What to produce: All of the data should be output character for character, except the pictures.

━━━━

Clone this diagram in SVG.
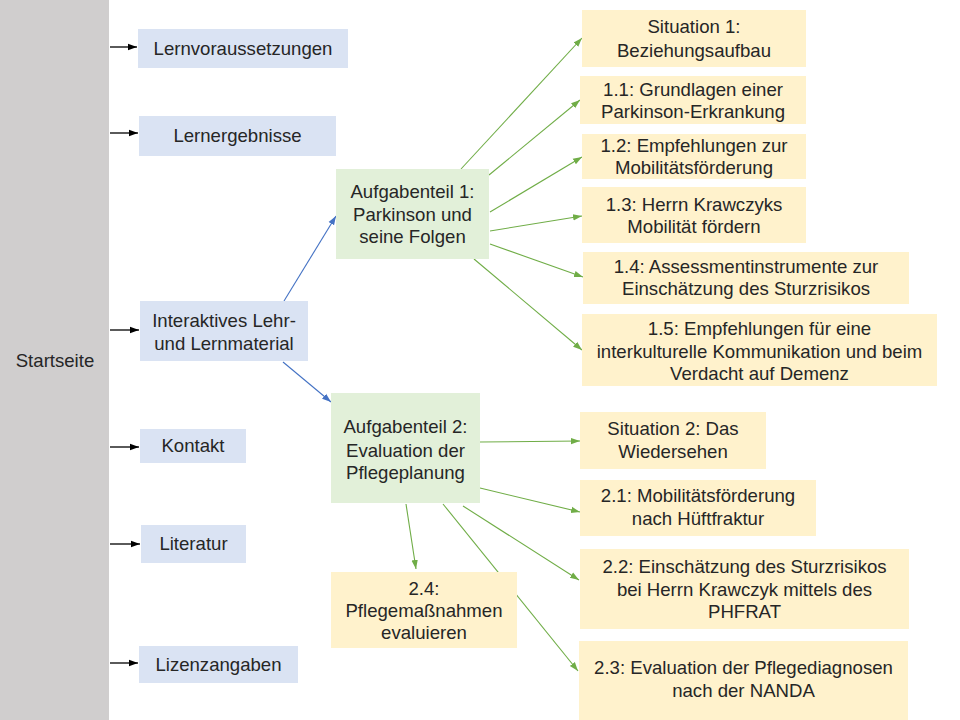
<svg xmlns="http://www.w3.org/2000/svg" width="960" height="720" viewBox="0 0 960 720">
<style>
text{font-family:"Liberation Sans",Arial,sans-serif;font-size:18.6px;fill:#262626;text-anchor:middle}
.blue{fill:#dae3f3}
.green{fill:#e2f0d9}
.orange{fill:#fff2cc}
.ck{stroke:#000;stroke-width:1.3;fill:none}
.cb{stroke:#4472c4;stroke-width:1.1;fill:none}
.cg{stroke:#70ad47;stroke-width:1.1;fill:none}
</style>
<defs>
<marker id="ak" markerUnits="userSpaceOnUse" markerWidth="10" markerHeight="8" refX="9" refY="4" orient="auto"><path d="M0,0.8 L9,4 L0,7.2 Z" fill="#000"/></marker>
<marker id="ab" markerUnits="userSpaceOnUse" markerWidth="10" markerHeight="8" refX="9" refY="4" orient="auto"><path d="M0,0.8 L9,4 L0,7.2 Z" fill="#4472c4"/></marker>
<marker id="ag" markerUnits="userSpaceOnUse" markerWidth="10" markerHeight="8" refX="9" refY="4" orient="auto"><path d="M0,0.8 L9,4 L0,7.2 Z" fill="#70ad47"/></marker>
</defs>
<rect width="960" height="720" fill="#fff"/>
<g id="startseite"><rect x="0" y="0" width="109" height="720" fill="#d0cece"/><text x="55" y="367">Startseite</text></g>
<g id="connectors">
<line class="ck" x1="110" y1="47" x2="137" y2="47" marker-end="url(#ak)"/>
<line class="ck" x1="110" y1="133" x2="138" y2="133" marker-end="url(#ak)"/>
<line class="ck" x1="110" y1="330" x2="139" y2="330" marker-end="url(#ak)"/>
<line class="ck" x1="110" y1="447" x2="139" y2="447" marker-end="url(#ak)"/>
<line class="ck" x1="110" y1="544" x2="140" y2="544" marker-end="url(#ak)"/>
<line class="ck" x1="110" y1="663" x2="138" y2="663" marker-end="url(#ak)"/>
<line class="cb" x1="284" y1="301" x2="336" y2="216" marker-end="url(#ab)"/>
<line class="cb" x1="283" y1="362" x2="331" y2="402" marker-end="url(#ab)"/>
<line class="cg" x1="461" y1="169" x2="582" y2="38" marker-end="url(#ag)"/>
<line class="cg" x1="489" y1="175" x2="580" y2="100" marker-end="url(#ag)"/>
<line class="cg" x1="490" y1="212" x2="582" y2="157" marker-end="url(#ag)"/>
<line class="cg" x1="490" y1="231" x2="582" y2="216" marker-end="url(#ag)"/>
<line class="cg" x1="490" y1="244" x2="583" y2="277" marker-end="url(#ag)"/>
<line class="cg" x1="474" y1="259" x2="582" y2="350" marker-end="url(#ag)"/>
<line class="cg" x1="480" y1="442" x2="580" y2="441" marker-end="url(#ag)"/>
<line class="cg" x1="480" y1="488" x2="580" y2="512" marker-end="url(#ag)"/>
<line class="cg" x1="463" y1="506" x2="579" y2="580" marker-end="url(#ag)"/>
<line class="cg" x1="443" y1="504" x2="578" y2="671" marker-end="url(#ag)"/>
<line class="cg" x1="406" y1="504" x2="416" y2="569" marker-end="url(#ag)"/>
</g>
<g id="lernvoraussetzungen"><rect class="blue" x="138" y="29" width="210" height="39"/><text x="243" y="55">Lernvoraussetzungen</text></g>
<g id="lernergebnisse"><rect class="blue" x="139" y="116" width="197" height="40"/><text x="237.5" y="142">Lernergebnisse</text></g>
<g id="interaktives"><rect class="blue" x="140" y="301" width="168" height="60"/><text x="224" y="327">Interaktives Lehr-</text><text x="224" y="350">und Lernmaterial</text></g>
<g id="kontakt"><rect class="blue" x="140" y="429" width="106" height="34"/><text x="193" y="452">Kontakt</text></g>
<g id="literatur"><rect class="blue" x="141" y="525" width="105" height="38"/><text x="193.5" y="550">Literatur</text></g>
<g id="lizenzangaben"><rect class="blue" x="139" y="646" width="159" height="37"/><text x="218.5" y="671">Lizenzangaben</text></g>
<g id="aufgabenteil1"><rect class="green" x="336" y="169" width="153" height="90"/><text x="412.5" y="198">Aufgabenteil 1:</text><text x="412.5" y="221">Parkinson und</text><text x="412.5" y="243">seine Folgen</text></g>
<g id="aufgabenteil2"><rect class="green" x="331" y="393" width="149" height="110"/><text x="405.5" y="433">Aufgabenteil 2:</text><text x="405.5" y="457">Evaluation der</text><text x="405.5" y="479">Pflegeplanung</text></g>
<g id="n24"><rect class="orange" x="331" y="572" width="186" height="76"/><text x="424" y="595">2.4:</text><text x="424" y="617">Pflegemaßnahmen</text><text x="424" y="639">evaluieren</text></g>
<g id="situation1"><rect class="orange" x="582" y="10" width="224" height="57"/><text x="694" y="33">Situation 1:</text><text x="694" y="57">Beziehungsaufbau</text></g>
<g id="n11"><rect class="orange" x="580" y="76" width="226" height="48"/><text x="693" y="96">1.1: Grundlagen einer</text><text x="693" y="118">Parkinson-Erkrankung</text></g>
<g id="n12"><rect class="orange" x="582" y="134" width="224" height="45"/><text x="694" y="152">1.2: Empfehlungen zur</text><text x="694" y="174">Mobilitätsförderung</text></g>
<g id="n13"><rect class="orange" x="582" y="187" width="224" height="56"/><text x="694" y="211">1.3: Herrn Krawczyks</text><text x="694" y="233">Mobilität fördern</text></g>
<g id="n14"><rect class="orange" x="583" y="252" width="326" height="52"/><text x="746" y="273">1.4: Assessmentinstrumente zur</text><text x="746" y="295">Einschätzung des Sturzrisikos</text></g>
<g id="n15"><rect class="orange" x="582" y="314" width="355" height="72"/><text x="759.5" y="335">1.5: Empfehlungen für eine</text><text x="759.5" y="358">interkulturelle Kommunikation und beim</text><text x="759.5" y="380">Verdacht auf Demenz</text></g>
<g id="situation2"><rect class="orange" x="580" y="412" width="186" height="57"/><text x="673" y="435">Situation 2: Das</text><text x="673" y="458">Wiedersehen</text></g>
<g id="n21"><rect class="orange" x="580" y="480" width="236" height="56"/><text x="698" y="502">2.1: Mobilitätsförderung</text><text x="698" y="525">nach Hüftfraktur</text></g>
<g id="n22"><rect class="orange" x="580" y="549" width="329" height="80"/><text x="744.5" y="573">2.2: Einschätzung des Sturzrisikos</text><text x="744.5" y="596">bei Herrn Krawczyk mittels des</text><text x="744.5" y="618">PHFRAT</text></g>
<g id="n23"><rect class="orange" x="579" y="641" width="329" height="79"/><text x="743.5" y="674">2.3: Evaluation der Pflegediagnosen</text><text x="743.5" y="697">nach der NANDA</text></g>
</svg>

━━━━

Expected output:
Clone this diagram in SVG.
<svg xmlns="http://www.w3.org/2000/svg" width="960" height="720" viewBox="0 0 960 720">
<style>
text{font-family:"Liberation Sans",Arial,sans-serif;font-size:18.6px;fill:#262626;text-anchor:middle}
.blue{fill:#dae3f3}
.green{fill:#e2f0d9}
.orange{fill:#fff2cc}
.ck{stroke:#000;stroke-width:1.3;fill:none}
.cb{stroke:#4472c4;stroke-width:1.1;fill:none}
.cg{stroke:#70ad47;stroke-width:1.1;fill:none}
</style>
<defs>
<marker id="ak" markerUnits="userSpaceOnUse" markerWidth="10" markerHeight="8" refX="9" refY="4" orient="auto"><path d="M0,0.8 L9,4 L0,7.2 Z" fill="#000"/></marker>
<marker id="ab" markerUnits="userSpaceOnUse" markerWidth="10" markerHeight="8" refX="9" refY="4" orient="auto"><path d="M0,0.8 L9,4 L0,7.2 Z" fill="#4472c4"/></marker>
<marker id="ag" markerUnits="userSpaceOnUse" markerWidth="10" markerHeight="8" refX="9" refY="4" orient="auto"><path d="M0,0.8 L9,4 L0,7.2 Z" fill="#70ad47"/></marker>
</defs>
<rect width="960" height="720" fill="#fff"/>
<g id="startseite"><rect x="0" y="0" width="109" height="720" fill="#d0cece"/><text x="55" y="367">Startseite</text></g>
<g id="connectors">
<line class="ck" x1="110" y1="47" x2="137" y2="47" marker-end="url(#ak)"/>
<line class="ck" x1="110" y1="133" x2="138" y2="133" marker-end="url(#ak)"/>
<line class="ck" x1="110" y1="330" x2="139" y2="330" marker-end="url(#ak)"/>
<line class="ck" x1="110" y1="447" x2="139" y2="447" marker-end="url(#ak)"/>
<line class="ck" x1="110" y1="544" x2="140" y2="544" marker-end="url(#ak)"/>
<line class="ck" x1="110" y1="663" x2="138" y2="663" marker-end="url(#ak)"/>
<line class="cb" x1="284" y1="301" x2="336" y2="216" marker-end="url(#ab)"/>
<line class="cb" x1="283" y1="362" x2="331" y2="402" marker-end="url(#ab)"/>
<line class="cg" x1="461" y1="169" x2="582" y2="38" marker-end="url(#ag)"/>
<line class="cg" x1="489" y1="175" x2="580" y2="100" marker-end="url(#ag)"/>
<line class="cg" x1="490" y1="212" x2="582" y2="157" marker-end="url(#ag)"/>
<line class="cg" x1="490" y1="231" x2="582" y2="216" marker-end="url(#ag)"/>
<line class="cg" x1="490" y1="244" x2="583" y2="277" marker-end="url(#ag)"/>
<line class="cg" x1="474" y1="259" x2="582" y2="350" marker-end="url(#ag)"/>
<line class="cg" x1="480" y1="442" x2="580" y2="441" marker-end="url(#ag)"/>
<line class="cg" x1="480" y1="488" x2="580" y2="512" marker-end="url(#ag)"/>
<line class="cg" x1="463" y1="506" x2="579" y2="580" marker-end="url(#ag)"/>
<line class="cg" x1="443" y1="504" x2="578" y2="671" marker-end="url(#ag)"/>
<line class="cg" x1="406" y1="504" x2="416" y2="569" marker-end="url(#ag)"/>
</g>
<g id="lernvoraussetzungen"><rect class="blue" x="138" y="29" width="210" height="39"/><text x="243" y="55">Lernvoraussetzungen</text></g>
<g id="lernergebnisse"><rect class="blue" x="139" y="116" width="197" height="40"/><text x="237.5" y="142">Lernergebnisse</text></g>
<g id="interaktives"><rect class="blue" x="140" y="301" width="168" height="60"/><text x="224" y="327">Interaktives Lehr-</text><text x="224" y="350">und Lernmaterial</text></g>
<g id="kontakt"><rect class="blue" x="140" y="429" width="106" height="34"/><text x="193" y="452">Kontakt</text></g>
<g id="literatur"><rect class="blue" x="141" y="525" width="105" height="38"/><text x="193.5" y="550">Literatur</text></g>
<g id="lizenzangaben"><rect class="blue" x="139" y="646" width="159" height="37"/><text x="218.5" y="671">Lizenzangaben</text></g>
<g id="aufgabenteil1"><rect class="green" x="336" y="169" width="153" height="90"/><text x="412.5" y="198">Aufgabenteil 1:</text><text x="412.5" y="221">Parkinson und</text><text x="412.5" y="243">seine Folgen</text></g>
<g id="aufgabenteil2"><rect class="green" x="331" y="393" width="149" height="110"/><text x="405.5" y="433">Aufgabenteil 2:</text><text x="405.5" y="457">Evaluation der</text><text x="405.5" y="479">Pflegeplanung</text></g>
<g id="n24"><rect class="orange" x="331" y="572" width="186" height="76"/><text x="424" y="595">2.4:</text><text x="424" y="617">Pflegemaßnahmen</text><text x="424" y="639">evaluieren</text></g>
<g id="situation1"><rect class="orange" x="582" y="10" width="224" height="57"/><text x="694" y="33">Situation 1:</text><text x="694" y="57">Beziehungsaufbau</text></g>
<g id="n11"><rect class="orange" x="580" y="76" width="226" height="48"/><text x="693" y="96">1.1: Grundlagen einer</text><text x="693" y="118">Parkinson-Erkrankung</text></g>
<g id="n12"><rect class="orange" x="582" y="134" width="224" height="45"/><text x="694" y="152">1.2: Empfehlungen zur</text><text x="694" y="174">Mobilitätsförderung</text></g>
<g id="n13"><rect class="orange" x="582" y="187" width="224" height="56"/><text x="694" y="211">1.3: Herrn Krawczyks</text><text x="694" y="233">Mobilität fördern</text></g>
<g id="n14"><rect class="orange" x="583" y="252" width="326" height="52"/><text x="746" y="273">1.4: Assessmentinstrumente zur</text><text x="746" y="295">Einschätzung des Sturzrisikos</text></g>
<g id="n15"><rect class="orange" x="582" y="314" width="355" height="72"/><text x="759.5" y="335">1.5: Empfehlungen für eine</text><text x="759.5" y="358">interkulturelle Kommunikation und beim</text><text x="759.5" y="380">Verdacht auf Demenz</text></g>
<g id="situation2"><rect class="orange" x="580" y="412" width="186" height="57"/><text x="673" y="435">Situation 2: Das</text><text x="673" y="458">Wiedersehen</text></g>
<g id="n21"><rect class="orange" x="580" y="480" width="236" height="56"/><text x="698" y="502">2.1: Mobilitätsförderung</text><text x="698" y="525">nach Hüftfraktur</text></g>
<g id="n22"><rect class="orange" x="580" y="549" width="329" height="80"/><text x="744.5" y="573">2.2: Einschätzung des Sturzrisikos</text><text x="744.5" y="596">bei Herrn Krawczyk mittels des</text><text x="744.5" y="618">PHFRAT</text></g>
<g id="n23"><rect class="orange" x="579" y="641" width="329" height="79"/><text x="743.5" y="674">2.3: Evaluation der Pflegediagnosen</text><text x="743.5" y="697">nach der NANDA</text></g>
</svg>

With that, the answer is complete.